Outside experts were stressing on analysis as the key for corporate business success. Meanwhile Microsoft technical and functional experts articulated specific current and future products to achieve corporate growth and profit goals. Among the current products SQL Server 2005 with Analysis, Reporting and Integration Services (SSAS, SSRS & SSIS), Sharepoint Server, Microsoft Dynamics and ProClarity were stressed.

The future products lineup included: SQL Server KATMAI (codename for SQL Server 2008 after an Alaskan National Park), PerformancePoint Server, and Office 2007. KATMAI was demonstrated first time, showing off support for spatial data types which can be used for map-based & GPS applications. Hands-on lab was available to try the new or future products from Microsoft.

The hot BI buzzword collection was limited to a few expressions: OLAP analysis, data mining, KPI (Key Performance Indicators), dashboard reports, interactive reports and scorecards of all different kinds (balanced, real-time, etc.) for all different staff, from CEO to janitor.

While it came up in several discussions, but usually down played by Microsoft executives and presenters, Microsoft is going after Oracle's and SAP's multi-billion dollars annual financial market shares.
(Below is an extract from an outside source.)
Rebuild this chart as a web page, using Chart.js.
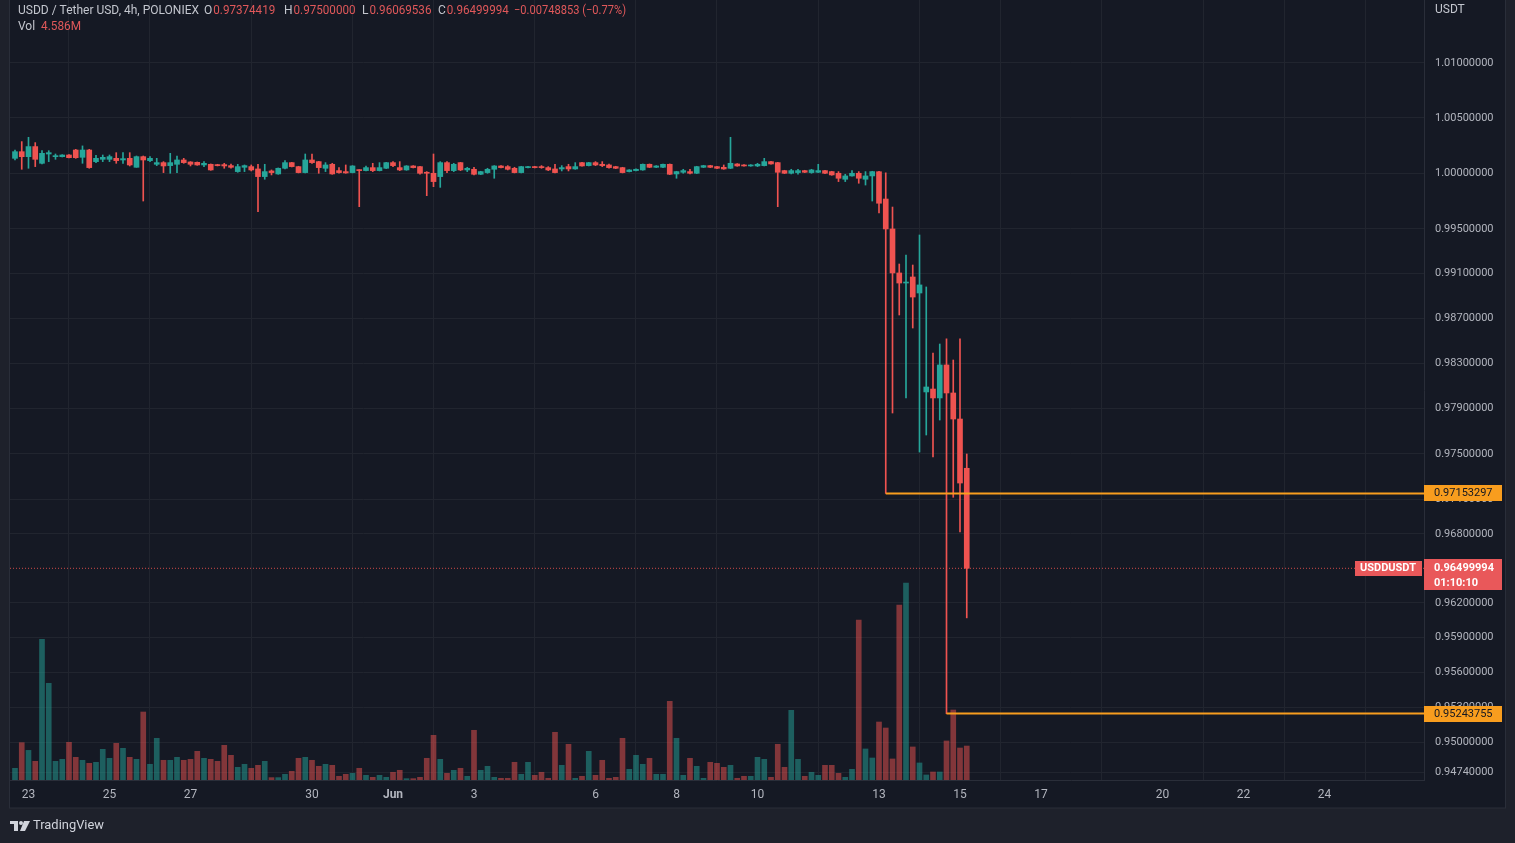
<!DOCTYPE html>
<html>
<head>
<meta charset="utf-8">
<script src="https://cdn.jsdelivr.net/npm/chart.js@4.4.1/dist/chart.umd.min.js"></script>
<style>
html, body { margin: 0; padding: 0; background: #1e212b; overflow: hidden; }
canvas { display: block; }
</style>
</head>
<body>
<canvas id="chart" width="1515" height="843"></canvas>
<script>
// USDD/USDT 4h candles, POLONIEX, May 22 16:00 -> Jun 15 04:00 (candle index 1..142)
const opens = [
  1.00135,1.00195,1.00150,1.00241,1.00090,1.00174,1.00150,1.00150,1.00165,1.00210,
  1.00144,1.00210,1.00105,1.00126,1.00126,1.00135,1.00120,1.00135,1.00054,1.00150,
  1.00114,1.00081,1.00096,1.00069,1.00081,1.00120,1.00102,1.00099,1.00075,1.00081,
  1.00078,1.00078,1.00069,1.00015,1.00054,1.00060,1.00039,0.99970,1.00021,0.99994,
  1.00045,1.00096,1.00060,1.00006,1.00120,1.00105,1.00045,1.00081,1.00024,1.00015,
  1.00006,1.00030,1.00024,1.00051,1.00024,1.00045,1.00096,1.00051,1.00030,1.00066,
  1.00060,1.00009,1.00000,0.99970,1.00096,1.00024,1.00096,1.00030,1.00036,0.99991,
  1.00006,1.00036,1.00066,1.00060,1.00045,1.00006,1.00051,1.00060,1.00060,1.00051,
  1.00039,1.00039,1.00060,1.00039,1.00096,1.00069,1.00096,1.00081,1.00075,1.00060,
  1.00051,1.00015,1.00024,1.00030,1.00081,1.00054,1.00054,1.00081,0.99994,1.00009,
  1.00015,1.00000,1.00054,1.00069,1.00060,1.00054,1.00045,1.00084,1.00075,1.00066,
  1.00066,1.00069,1.00105,1.00096,1.00024,1.00000,1.00006,1.00024,1.00006,1.00009,
  1.00024,1.00015,1.00000,0.99946,0.99976,1.00000,0.99946,0.99976,1.00014,0.99768,
  0.99499,0.99105,0.99015,0.99069,0.98926,0.98047,0.98073,0.97994,0.98286,0.98038,
  0.97808,0.97374419
];
const highs = [
  1.00210,1.00286,1.00325,1.00277,1.00204,1.00204,1.00174,1.00168,1.00168,1.00216,
  1.00247,1.00216,1.00162,1.00165,1.00165,1.00186,1.00186,1.00186,1.00156,1.00156,
  1.00150,1.00135,1.00105,1.00180,1.00156,1.00135,1.00105,1.00102,1.00105,1.00084,
  1.00081,1.00090,1.00084,1.00081,1.00075,1.00075,1.00081,1.00081,1.00030,1.00048,
  1.00114,1.00099,1.00063,1.00174,1.00174,1.00108,1.00096,1.00090,1.00051,1.00075,
  1.00069,1.00033,1.00066,1.00090,1.00096,1.00099,1.00105,1.00105,1.00069,1.00069,
  1.00063,1.00015,1.00174,1.00105,1.00105,1.00090,1.00099,1.00054,1.00054,1.00018,
  1.00045,1.00069,1.00069,1.00069,1.00054,1.00063,1.00063,1.00063,1.00069,1.00060,
  1.00081,1.00069,1.00081,1.00096,1.00099,1.00099,1.00105,1.00105,1.00084,1.00063,
  1.00054,1.00033,1.00039,1.00084,1.00084,1.00069,1.00084,1.00084,1.00018,1.00036,
  1.00036,1.00063,1.00072,1.00072,1.00063,1.00075,1.00325,1.00087,1.00078,1.00078,
  1.00090,1.00135,1.00108,1.00099,1.00027,1.00036,1.00036,1.00027,1.00036,1.00081,
  1.00027,1.00018,1.00015,0.99991,1.00024,1.00015,1.00015,1.00018,1.00018,1.00003,
  0.99696,0.99185,0.99266,0.99176,0.99445,0.98980,0.98392,0.98472,0.98517,0.98330,
  0.98517,0.97500000
];
const lows = [
  1.00120,1.00036,1.00045,1.00060,1.00084,1.00105,1.00126,1.00147,1.00138,1.00135,
  1.00090,1.00045,1.00096,1.00105,1.00105,1.00090,1.00090,1.00066,1.00054,0.99750,
  1.00105,1.00069,1.00006,1.00000,1.00006,1.00090,1.00066,1.00072,1.00060,1.00027,
  1.00066,1.00045,1.00045,1.00009,1.00015,1.00021,0.99654,0.99946,0.99985,0.99991,
  1.00039,1.00057,1.00003,1.00003,1.00090,1.00000,1.00015,0.99991,1.00000,1.00000,
  1.00003,0.99699,1.00021,1.00015,1.00021,1.00042,1.00060,1.00024,1.00027,1.00048,
  0.99991,0.99798,0.99879,0.99873,1.00006,1.00015,1.00024,1.00015,0.99985,0.99988,
  1.00000,0.99955,1.00048,1.00030,1.00003,1.00003,1.00048,1.00048,1.00045,1.00024,
  1.00003,1.00021,1.00021,1.00036,1.00063,1.00066,1.00069,1.00060,1.00045,1.00042,
  1.00003,1.00012,1.00021,1.00027,1.00051,1.00051,1.00051,0.99988,0.99955,1.00000,
  0.99994,0.99997,1.00051,1.00051,1.00042,1.00036,1.00042,1.00063,1.00063,1.00063,
  1.00060,1.00066,1.00081,0.99699,0.99997,0.99994,0.99991,1.00006,1.00000,1.00006,
  0.99997,0.99982,0.99925,0.99925,0.99973,0.99910,0.99894,0.99750,0.99643,0.97153297,
  0.97861,0.98730,0.97994,0.98614,0.97517,0.97667,0.97474,0.97799,0.95243755,0.97120,
  0.96817,0.96069536
];
const closes = [
  1.00195,1.00150,1.00241,1.00126,1.00180,1.00186,1.00156,1.00165,1.00141,1.00141,
  1.00210,1.00051,1.00135,1.00144,1.00150,1.00114,1.00132,1.00075,1.00150,1.00120,
  1.00135,1.00096,1.00066,1.00096,1.00120,1.00096,1.00081,1.00075,1.00090,1.00030,
  1.00069,1.00066,1.00054,1.00060,1.00069,1.00030,0.99970,1.00015,1.00006,1.00045,
  1.00096,1.00060,1.00006,1.00120,1.00096,1.00051,1.00075,0.99994,1.00006,1.00003,
  1.00066,1.00024,1.00051,1.00024,1.00051,1.00096,1.00069,1.00030,1.00066,1.00051,
  1.00000,1.00000,0.99925,1.00096,1.00024,1.00081,1.00030,1.00045,0.99991,1.00015,
  1.00036,1.00066,1.00051,1.00036,1.00006,1.00060,1.00060,1.00051,1.00051,1.00030,
  1.00006,1.00051,1.00039,1.00060,1.00066,1.00096,1.00075,1.00069,1.00051,1.00045,
  1.00006,1.00030,1.00036,1.00081,1.00054,1.00066,1.00081,0.99991,1.00015,1.00024,
  1.00000,1.00060,1.00069,1.00054,1.00045,1.00039,1.00090,1.00066,1.00066,1.00075,
  1.00081,1.00105,1.00084,1.00009,1.00000,1.00024,1.00024,1.00009,1.00030,1.00024,
  1.00000,0.99985,0.99955,0.99976,1.00000,0.99955,0.99976,1.00015,0.99730,0.99499,
  0.99105,0.99015,0.99024,0.98890,0.98998,0.98091,0.97994,0.98286,0.98038,0.97808,
  0.97245,0.96499994
];
// volume in millions
const volumes = [
  1.58,5.04,4.00,2.52,19.0,13.05,2.52,2.79,5.09,3.06,
  2.66,2.25,2.39,4.14,2.93,4.95,4.28,3.06,2.79,9.18,
  2.12,5.63,2.66,2.66,3.06,2.66,2.79,3.87,2.93,2.79,
  2.52,4.68,3.33,1.71,2.12,1.58,1.98,2.52,0.32,0.32,
  0.77,1.17,2.93,3.06,2.66,1.85,2.12,1.98,0.50,0.77,
  0.90,1.58,0.63,0.36,0.63,0.36,1.04,1.31,0.18,0.18,
  0.36,2.93,6.03,2.79,0.90,1.31,1.58,0.50,6.71,1.31,
  1.85,0.36,0.23,0.23,2.39,0.77,2.39,0.63,1.04,0.23,
  6.44,1.98,4.82,0.23,0.50,3.87,0.63,2.66,0.23,0.36,
  5.63,1.44,3.33,2.12,2.93,0.77,0.77,10.62,5.63,0.63,
  2.93,1.85,0.23,2.39,2.25,1.71,1.98,0.23,0.50,0.50,
  3.06,2.79,0.36,4.82,1.71,9.41,2.79,0.50,1.04,0.63,
  1.98,1.98,0.90,0.36,1.44,21.6,4.19,2.97,7.83,7.02,
  2.84,23.6,26.6,4.46,2.30,0.68,1.08,1.08,5.27,9.45,
  4.32,4.586
];

// axis labels
const priceTicks = [1.01, 1.005, 1.0, 0.995, 0.991, 0.987, 0.983, 0.979, 0.975, 0.971,
                    0.968, 0.962, 0.959, 0.956, 0.953, 0.95, 0.9474];
const dateTickIdx = [3, 15, 27, 45, 57, 69, 87, 99, 111, 129, 141, 153, 171, 183, 195];
const dateLabels = ['23', '25', '27', '30', 'Jun', '3', '6', '8', '10', '13', '15', '17', '20', '22', '24'];

// horizontal rays drawn on the chart (start candle, price)
const rayStarts = [130, 139];
const rayPrices = [0.97153297, 0.95243755];
const lastPrice = 0.96499994;

const X_MIN = 0.26, X_MAX = 209.74;
const UP = '#26a69a', DOWN = '#ef5350';
const ORANGE = '#f89d1e';

const isUp = opens.map((o, i) => closes[i] >= o);

const wickData = lows.map((l, i) => ({ x: i + 1, y: [l, highs[i]] }));
const bodyData = opens.map((o, i) => ({ x: i + 1, y: [o, closes[i]] }));
const volData = volumes.map((v, i) => ({ x: i + 1, y: v }));

const rayDatasets = rayPrices.map((p, i) => ({
  type: 'line',
  data: [{ x: rayStarts[i], y: p }, { x: X_MAX, y: p }],
  borderColor: ORANGE,
  borderWidth: 2,
  pointRadius: 0,
  yAxisID: 'y',
  order: 0
}));

function fitText(ctx, txt, x, y, color, maxW) {
  ctx.fillStyle = color;
  if (maxW) ctx.fillText(txt, x, y, maxW); else ctx.fillText(txt, x, y);
}

const tvDecor = {
  id: 'tvDecor',
  beforeDraw(chart) {
    const c = chart.ctx;
    c.save();
    c.fillStyle = '#1e212b';
    c.fillRect(0, 0, chart.width, chart.height);
    c.fillStyle = '#151924';
    c.fillRect(10, 0, 1495, 808);
    c.restore();
  },
  afterDraw(chart) {
    const c = chart.ctx;
    const ys = chart.scales.y;
    c.save();
    // panel frame
    c.strokeStyle = '#2a2e39';
    c.lineWidth = 1;
    c.strokeRect(9.5, -1, 1496, 809);

    // top-left legend
    c.textBaseline = 'middle';
    c.font = '12px Roboto';
    fitText(c, 'USDD / Tether USD, 4h, POLONIEX', 18, 11, '#c3c6ce', 182);
    const parts = [[204, 'O', '0.97374419'], [284, 'H', '0.97500000'], [362, 'L', '0.96069536'], [438, 'C', '0.96499994']];
    parts.forEach(p => {
      fitText(c, p[1], p[0], 11, '#c3c6ce');
      const w = c.measureText(p[1]).width;
      fitText(c, p[2], p[0] + w + 1, 11, '#e0585a', 62);
    });
    fitText(c, '\u22120.00748853 (\u22120.77%)', 514, 11, '#e0585a', 112);
    fitText(c, 'Vol', 18, 27, '#c3c6ce');
    fitText(c, '4.586M', 41, 27, '#e0585a', 40);

    // price scale title
    fitText(c, 'USDT', 1435, 10, '#c3c6ce');

    // orange ray labels
    c.font = '11px Roboto';
    rayPrices.forEach(p => {
      const y = Math.round(ys.getPixelForValue(p));
      c.fillStyle = ORANGE;
      c.fillRect(1424, y - 8, 78, 16);
      c.fillStyle = '#131722';
      c.fillText(p.toFixed(8), 1434, y + 0.5);
    });

    // last price label
    const ly = Math.round(ys.getPixelForValue(lastPrice));
    c.fillStyle = '#e9585a';
    c.fillRect(1424, ly - 9, 78, 31);
    c.fillRect(1355, ly - 7, 67, 15);
    c.fillStyle = '#ffffff';
    c.font = 'bold 11px Roboto';
    c.fillText(lastPrice.toFixed(8), 1434, ly);
    c.fillText('01:10:10', 1434, ly + 15);
    c.fillText('USDDUSDT', 1360, ly + 0.5, 58);

    // bottom logo
    c.fillStyle = '#d1d4dc';
    c.fillRect(10, 821, 8, 3);
    c.fillRect(14, 821, 4, 10);
    c.beginPath();
    c.arc(21, 823, 2, 0, Math.PI * 2);
    c.fill();
    c.beginPath();
    c.moveTo(24, 821); c.lineTo(30, 821); c.lineTo(25, 831); c.lineTo(20, 831);
    c.closePath();
    c.fill();
    c.font = '13px Roboto';
    fitText(c, 'TradingView', 33, 826, '#d1d4dc', 71);
    c.restore();
  }
};

new Chart(document.getElementById('chart'), {
  data: {
    datasets: [
      {
        type: 'bar',
        data: volData,
        yAxisID: 'yVol',
        backgroundColor: isUp.map(u => u ? 'rgba(38,166,154,0.5)' : 'rgba(239,83,80,0.5)'),
        barThickness: 5,
        grouped: false,
        order: 5
      },
      {
        type: 'line',
        data: [{ x: X_MIN, y: lastPrice }, { x: X_MAX, y: lastPrice }],
        borderColor: 'rgba(239,83,80,0.85)',
        borderWidth: 1,
        borderDash: [1, 2],
        pointRadius: 0,
        yAxisID: 'y',
        order: 4
      },
      {
        type: 'bar',
        data: wickData,
        yAxisID: 'y',
        backgroundColor: isUp.map(u => u ? UP : DOWN),
        barThickness: 1,
        grouped: false,
        order: 2
      },
      {
        type: 'bar',
        data: bodyData,
        yAxisID: 'y',
        backgroundColor: isUp.map(u => u ? UP : DOWN),
        barThickness: 5,
        minBarLength: 1,
        grouped: false,
        order: 1
      },
      ...rayDatasets
    ]
  },
  options: {
    responsive: false,
    animation: false,
    devicePixelRatio: 1,
    layout: { padding: { left: 10, right: 10, top: 0, bottom: 35 } },
    plugins: { legend: { display: false }, tooltip: { enabled: false } },
    scales: {
      x: {
        type: 'linear',
        min: X_MIN,
        max: X_MAX,
        offset: false,
        afterBuildTicks: s => { s.ticks = dateTickIdx.map(v => ({ value: v })); },
        afterFit: s => { s.height = 28; s.paddingLeft = 0; s.paddingRight = 0; },
        ticks: {
          autoSkip: false,
          maxRotation: 0,
          padding: 8,
          color: '#b2b5be',
          font: ctx => ({ family: 'Roboto', size: 12, weight: ctx.tick && ctx.tick.label === 'Jun' ? 'bold' : 'normal' }),
          callback: (v, i) => dateLabels[i]
        },
        grid: { color: '#21252f', drawTicks: false },
        border: { color: '#2a2e39' }
      },
      y: {
        type: 'logarithmic',
        position: 'right',
        min: 0.94675,
        max: 1.01575,
        bounds: 'data',
        afterBuildTicks: s => { s.ticks = priceTicks.map(v => ({ value: v })); },
        afterFit: s => { s.width = 81; s.paddingTop = 0; s.paddingBottom = 0; },
        ticks: {
          padding: 11,
          color: '#b2b5be',
          font: { family: 'Roboto', size: 11 },
          callback: v => Number(v).toFixed(8)
        },
        grid: { color: '#21252f', drawTicks: false },
        border: { color: '#2a2e39' }
      },
      yVol: {
        type: 'linear',
        display: false,
        min: 0,
        max: 105.3
      }
    }
  },
  plugins: [tvDecor]
});
</script>
</body>
</html>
More imminent and future acquisitions, and the7 billion dollars R&D are the main vehicles; Microsoft partners from individual consultants to large corporations are the drivers to achieve the ambitious goal.

“Super enthusiastic” became the slogan of the conference despite that some Microsoft executives considered the expression a bit risky in the world of business enterprise computing and analysis.